Frequently asked questions
What's the difference between a BIA and a risk assessment?
A risk assessment estimates the likelihood and impact of specific threats (ransomware, flood, supplier failure). A BIA focuses on consequences over time if a business process or resource becomes unavailable — regardless of cause. In NIST CSF 2.0 terms, the BIA feeds Asset Management (ID.AM) and Risk Assessment (ID.RA); the two are complementary.
How long does a BIA take for a small business?
For most SMBs, a focused BIA covering 5–10 core processes takes a few working sessions, not months. A 2–3 page output is enough. The goal is clarity on priorities, not exhaustive documentation.
What are RTO and RPO in plain terms?
RTO (Recovery Time Objective) is how quickly a process must be back up — the maximum tolerable downtime. RPO (Recovery Point Objective) is how much data you can afford to lose, measured in time (e.g., one hour of transactions). RTO answers "how fast?"; RPO answers "how much data?".

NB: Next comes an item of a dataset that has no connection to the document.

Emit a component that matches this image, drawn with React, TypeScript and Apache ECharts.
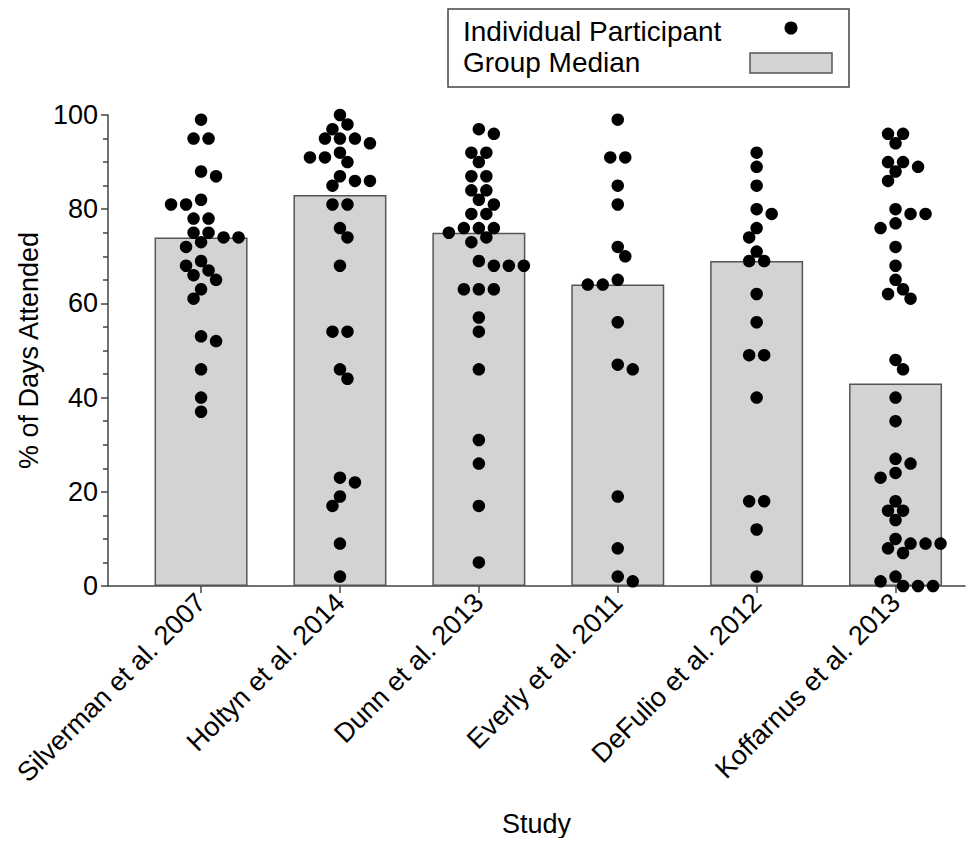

Do SMBs really need a BIA if they're not regulated?
Yes. Even without a regulatory mandate, a BIA tells you what to protect and recover first — which is the difference between a manageable incident and an existential one. It's also a prerequisite for frameworks like ISO 27001 and for demonstrating due diligence to enterprise customers.
How does a BIA relate to ISO 27001 or SOC 2?
A BIA produces the asset prioritization, business continuity, and recovery inputs that both frameworks expect. With Komplyo, those same inputs are scored against NIST CSF 2.0 and projected onto ISO 27001 and SOC 2 — so you don't answer the same questions twice. See SOC 2 vs ISO 27001: which one first?.
Final thoughts: business first, technology second
A Business Impact Analysis is not about creating the most comprehensive IT inventory. It's about understanding, in business terms, what keeps your company alive — and what you need to protect first.
For SMBs, this means resisting the temptation to start with firewalls and servers. Instead, start with invoices and payroll. Start with customer trust and regulatory deadlines. Start with the question: if we can't do this tomorrow, are we still a business?
Frameworks like NIST CSF 2.0, NIST SP 800-34, CISA's resources, and ANSSI's EBIOS give you the structure. Your business knowledge gives you the context. Combine them, and you'll have a BIA that actually protects what matters.